The ABC test applies only to alleged misclassification under California's wage orders. It is therefore possible that a worker could be deemed an employee under an applicable wage order (and thus able to pursue claims for minimum wage and overtime violations and the like), and a contractor under other laws (governing, for example, business expense reimbursement, payroll taxes, unemployment benefits and compensation claims that arise outside the wage orders).

It is unclear how California's courts and its Department of Industrial Relations will apply the new test, and specifically, the critical question posed by Part B: When is a worker performing work that is outside, versus within, the entity's business? Many businesses in the so-called gig economy are uniquely at risk with respect to this inquiry.

Employee Classification in California up to Now

As an employer, you are no doubt familiar with the need to decide whether a worker is an employee or a contractor. If a worker is an employee, you as the employer then have specific legal obligations, such as withholding taxes from their wages, meeting wage and hour laws, and providing workers' compensation insurance. If a worker is an independent contractor, you don't have to meet most of these kinds of obligations.

It has always been difficult to make the proper distinction between employee and contractor - in California the common test for identifying an employee relationship has long been to examine who has the right to control the manner and means of accomplishing the work at issue.

After hearing Dynamex Operations West, Inc. v. Superior Court, Cal., a case that has been in litigation for nearly 20 years, the court held that any test adopted should have a broad application to effectuate the purpose and objectives of the wage orders. They ended up scrapping the commonly-used standards from two earlier cases (Borello, 1989 and Martinez, 2010) in favor of the more rigid "ABC" test used by several other states.

The Criteria of the New ABC Test

The first test should not come as too much of a surprise to businesses, since it is similar to the common law standard with which most are already familiar. It is the B and C tests that will be the game-changers.

A: Free from Control and Direction
The court concluded that a worker who is, either by contract or by practice, subject to the type and degree of control a business typically exercises over employees should be considered an employee. Accordingly, businesses must now establish that workers are free of such control to meet this part of the test.

The court confirmed that a business "need not control the precise manner or details of the work" in order to be found to have maintained the necessary control sufficient to lead to a finding of employee status.

As we noted above, this is familiar territory for most businesses.

B: Outside the Usual Course of Business
This second test tries to determine whether workers can reasonably be viewed as individuals who are providing services to the business in a role comparable to that of an employee, rather than in a role comparable to that of a traditional independent contractor.

Workers whose roles are "most clearly comparable" to those of employees include workers whose "services are provided within the usual course of the business" and would "ordinarily be viewed by others as working in the hiring entities' business."

So, this criterion expands those within the definition of employee to include almost any worker who engages in the same kind of business as the hiring entity.

The court used the example of a retailer that hires a plumber or electrician to perform maintenance at its establishment. This would be hiring someone outside of the company's regular business and thus would demonstrate independent contractor status. On the other hand, a clothing manufacturer that hires a work-at-home seamstress, or a bakery hiring a cake decorator, would typically not be able to make such a demonstration.
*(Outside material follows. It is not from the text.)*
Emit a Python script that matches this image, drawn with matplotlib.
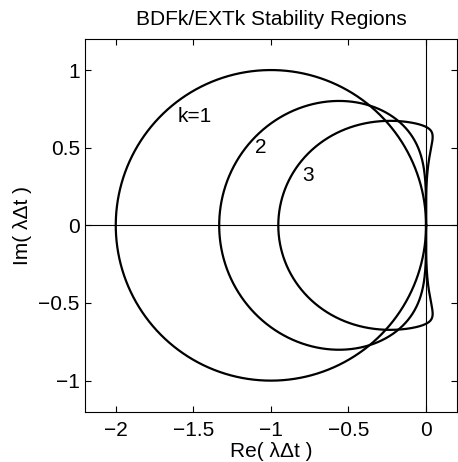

C: Customarily Engaged in Independent Trade
The third test attempts to identify workers who have created an independent business. If a worker has independently made the decision to go into business for him- or herself, they are likely to be found to satisfy this final criterion. If, on the other hand, they are "simply designated as an independent contractor by the unilateral action of a hiring entity," there is a substantial risk they will be found to be employees.

The upside? The court stated that a business does not necessarily have to prove that workers in question took steps such as incorporation, licensure, advertising, etc. to pass this test.

The downside. The court also said that the simple fact that a company does not prohibit or prevent a worker from engaging in such an independent business is insufficient to establish that workers have independently made the decision to go into business for themselves.

What the Future Holds

We can't emphasize enough what a dramatic shift this ruling is for California wage and hour law. The court now imposes a burden on businesses to defend their classification of workers as independent contractors, and misclassification can result in significant legal exposure.

It is helpful that along with their decision the court provided a framework for complying with the ABC test, but we still will have to wait to see how California courts will apply the new standard, which may take several years.

However, given the significance of this decision, companies should immediately and carefully re-examine their contractor classifications to ensure compliance with the new rules.